The thesis of why I believe this is a low risk investment opportunity is very simple: The relatively new ownership of the GP provides solid management working on behalf of GEL unit holders, while the GP's parent is experiencing tremendous growth which I believe will deliver significant economic benefit to unit holders.

The quick and dirty:
Genesis has an approximate $115mm market cap, approx $15mm in long term debt, and partners capital of just under $50mm. In the 3rd quarter ended Sep 30, total revenues were $250mm, and for the nine months ended this period revenues increased to $680mm versus $480mm in the prior year. In the 3rd Q, available cash generated per unit was .21, versus a distribtution of .15 per unit. The company reported a loss of .04 per unit in this quarter, due primarily to non-cash contract impairment charges. Since new ownership came in, the company has not made distributions which were not generated on a cash basis. The company has stated it expects to maintain a .15 distribution/quarter/unit, and hopes to reach .20/unit in 2005. Currently the units are yielding just slightly under 5%.

Why I like this:
GEL was close to bankruptcy until it was taken over by Denbury Resoureces (DNR). The GP is controlled by Debury (DNR), and the managing members of the GP are the top executives from DNR. From the sources I've checked, management is deemed to be extremely solid, somewhat boring, not prone to mistakes, and highly ethical. That makes me comfortable with mgmt, what they say, and their ability to deliver. DNR has stated to the street that they intend to more than 3x(triple)their oil production over the next 3-4 years. Taking them at their word, I believe this translates into very strong growth opportunities for Genesis, through both significant volume increases in their systems, and new asset build opportunities on behalf of parent DNR. A good chunk of DNR's stated growth will come through tertiary recovery of oil from fields in Miss-La through Co2 injection. DNR sold it's wholesale Co2 operation to GEL in late 2003. GEL will also have growth opportunities outside of it's parent through acquisitions, though for the sake of this write up, I believe unit distribution can at the very least double (.30-.40/quarter/unit)over the next 3-4 years through increased production/organic opportunites at the parent alone.

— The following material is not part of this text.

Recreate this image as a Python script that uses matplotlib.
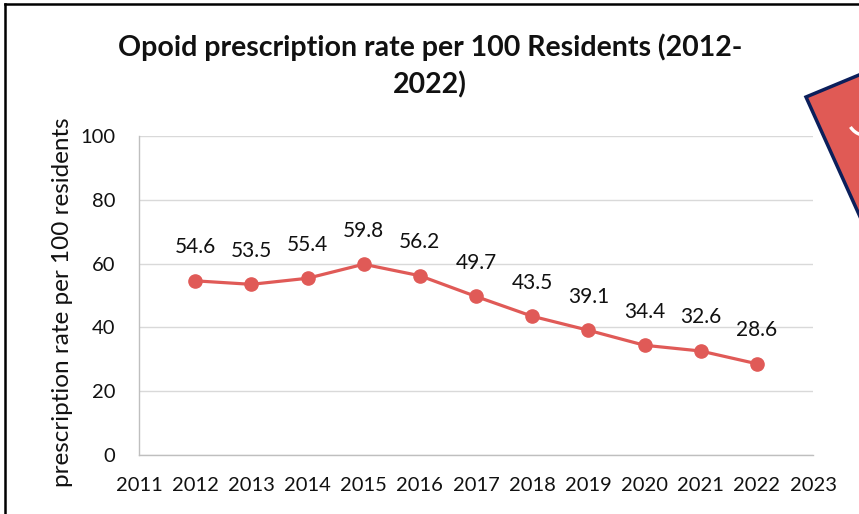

GEL has the assets in place to benefit from increased volume from DNR, and DNR will be hard pressed not to utilize the inherent lower cost of capital which comes through using units for financing accretive operations or acquisitions. Quite simply, GEL sits in the middle of DNR's future growth, and the management team is well aware of the value which can be created through the use of it's GP/MLP structure.

Catalyst

Increased volume in parent DNR assets through tertiary recovery.